Bali is one of those places that seems impossible to photograph honestly.

Everywhere you look there are postcard scenes waiting to happen: perfect beaches, impossibly green rice fields, temples, sunsets and infinity pools. It’s easy to come home with a roll full of proof that you were there, and very little of how it felt.

I spent most of this roll looking for smaller moments.

The shimmer of koi beneath a broken reflection. A tunnel of palms beyond a rice field. The surface of a swimming pool turning a familiar figure into something abstract. Children standing at the edge of the sea, watching boats disappear towards the horizon.

Kodak Gold felt perfectly suited to Bali. The film softened the intensity of the tropical light and gave the greens and blues a gentler character than I expected. The colours feel less like reality and more like memory, which is perhaps what travel photography becomes anyway.

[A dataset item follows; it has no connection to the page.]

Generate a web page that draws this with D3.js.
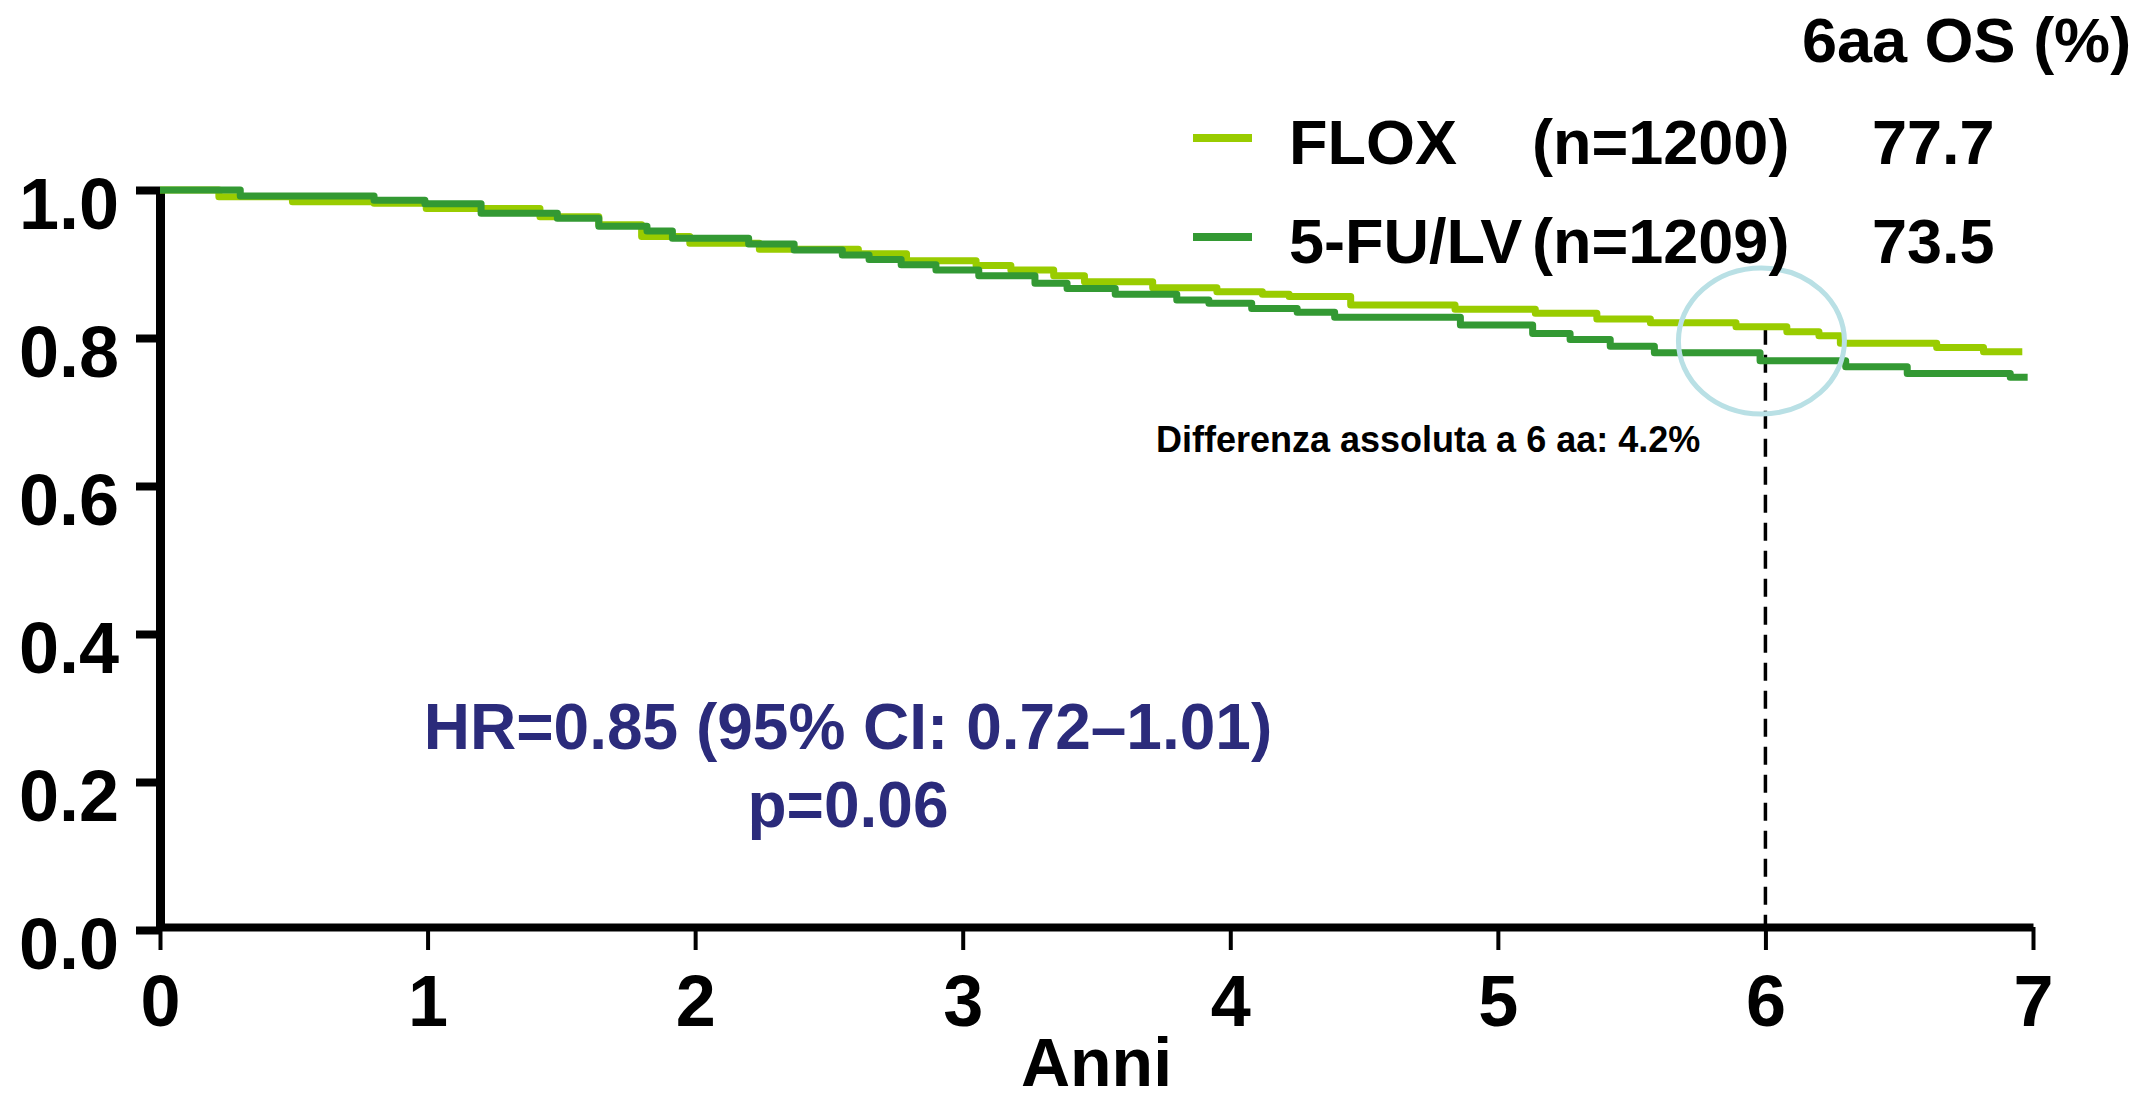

Looking back through the negatives, the photographs that stay with me aren’t necessarily the obvious landscapes. They’re the moments between destinations. The places where water catches light. The brief pause before entering somewhere unfamiliar. The small details that would be easy to walk past without a camera in hand.

Perhaps that’s why I keep returning to film. It encourages a slower way of seeing. Thirty-six exposures isn’t enough to photograph everything, but it’s usually enough to notice what matters.

These photographs are a small selection from a few weeks wandering through Bali with a camera, a couple of rolls of Kodak Gold, and no real plan beyond paying attention.